*WRITTEN INSTRUCTION:* Below is a listing; restate from it, character for character, the lines beginning at the line holding "Clone this chart in seaborn and matplotlib." and ending at the line holding "yticks = [0.0, 0.2, 0.4, 0.6, 0.8, 1.0, 1.2]", both included.

*SUPPLIED RECORDS:*

####

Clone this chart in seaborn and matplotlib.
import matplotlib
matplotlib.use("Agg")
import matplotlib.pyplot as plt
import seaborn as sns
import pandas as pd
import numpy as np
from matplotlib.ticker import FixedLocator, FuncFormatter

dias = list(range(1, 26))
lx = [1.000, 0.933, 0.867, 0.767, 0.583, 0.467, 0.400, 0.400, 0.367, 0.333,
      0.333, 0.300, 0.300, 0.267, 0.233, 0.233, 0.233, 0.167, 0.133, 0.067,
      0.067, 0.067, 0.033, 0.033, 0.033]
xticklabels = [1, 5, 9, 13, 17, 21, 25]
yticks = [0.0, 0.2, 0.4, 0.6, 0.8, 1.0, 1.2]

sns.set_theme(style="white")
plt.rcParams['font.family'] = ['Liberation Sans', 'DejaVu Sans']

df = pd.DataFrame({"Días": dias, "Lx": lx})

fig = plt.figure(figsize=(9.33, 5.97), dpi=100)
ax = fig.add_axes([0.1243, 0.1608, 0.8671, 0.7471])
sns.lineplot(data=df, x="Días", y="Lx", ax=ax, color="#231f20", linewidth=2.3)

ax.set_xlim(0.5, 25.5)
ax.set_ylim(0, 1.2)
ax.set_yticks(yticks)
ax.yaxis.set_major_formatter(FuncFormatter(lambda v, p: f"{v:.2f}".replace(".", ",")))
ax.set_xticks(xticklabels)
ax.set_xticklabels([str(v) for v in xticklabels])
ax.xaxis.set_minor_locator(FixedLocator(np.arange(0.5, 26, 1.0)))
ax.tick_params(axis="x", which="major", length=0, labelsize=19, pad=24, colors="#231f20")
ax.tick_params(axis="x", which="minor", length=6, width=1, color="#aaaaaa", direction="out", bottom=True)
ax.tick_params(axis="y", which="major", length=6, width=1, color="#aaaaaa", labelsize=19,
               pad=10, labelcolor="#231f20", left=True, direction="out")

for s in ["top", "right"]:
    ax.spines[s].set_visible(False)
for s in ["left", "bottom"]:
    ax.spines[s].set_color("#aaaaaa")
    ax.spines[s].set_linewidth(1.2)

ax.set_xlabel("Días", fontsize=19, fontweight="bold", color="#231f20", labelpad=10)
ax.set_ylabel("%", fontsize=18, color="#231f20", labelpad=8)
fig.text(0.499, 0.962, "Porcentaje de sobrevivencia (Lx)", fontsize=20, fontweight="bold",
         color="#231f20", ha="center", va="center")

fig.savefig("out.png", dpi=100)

####

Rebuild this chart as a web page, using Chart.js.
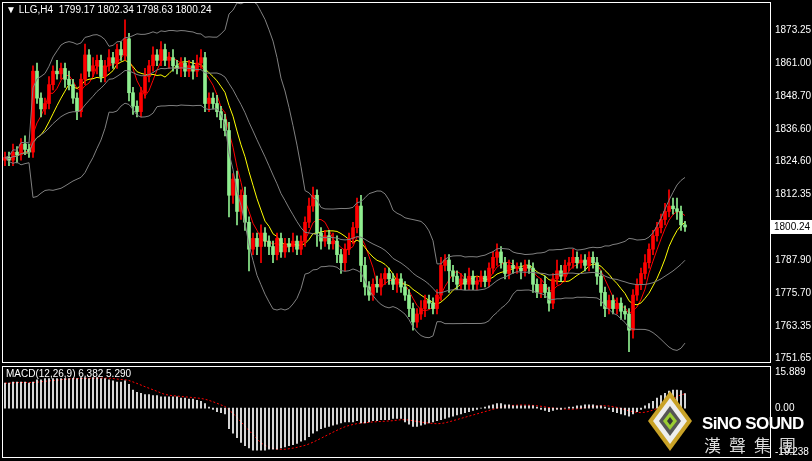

####

*EXERCISE SOLUTION:*
Clone this chart in seaborn and matplotlib.
import matplotlib
matplotlib.use("Agg")
import matplotlib.pyplot as plt
import seaborn as sns
import pandas as pd
import numpy as np
from matplotlib.ticker import FixedLocator, FuncFormatter

dias = list(range(1, 26))
lx = [1.000, 0.933, 0.867, 0.767, 0.583, 0.467, 0.400, 0.400, 0.367, 0.333,
      0.333, 0.300, 0.300, 0.267, 0.233, 0.233, 0.233, 0.167, 0.133, 0.067,
      0.067, 0.067, 0.033, 0.033, 0.033]
xticklabels = [1, 5, 9, 13, 17, 21, 25]
yticks = [0.0, 0.2, 0.4, 0.6, 0.8, 1.0, 1.2]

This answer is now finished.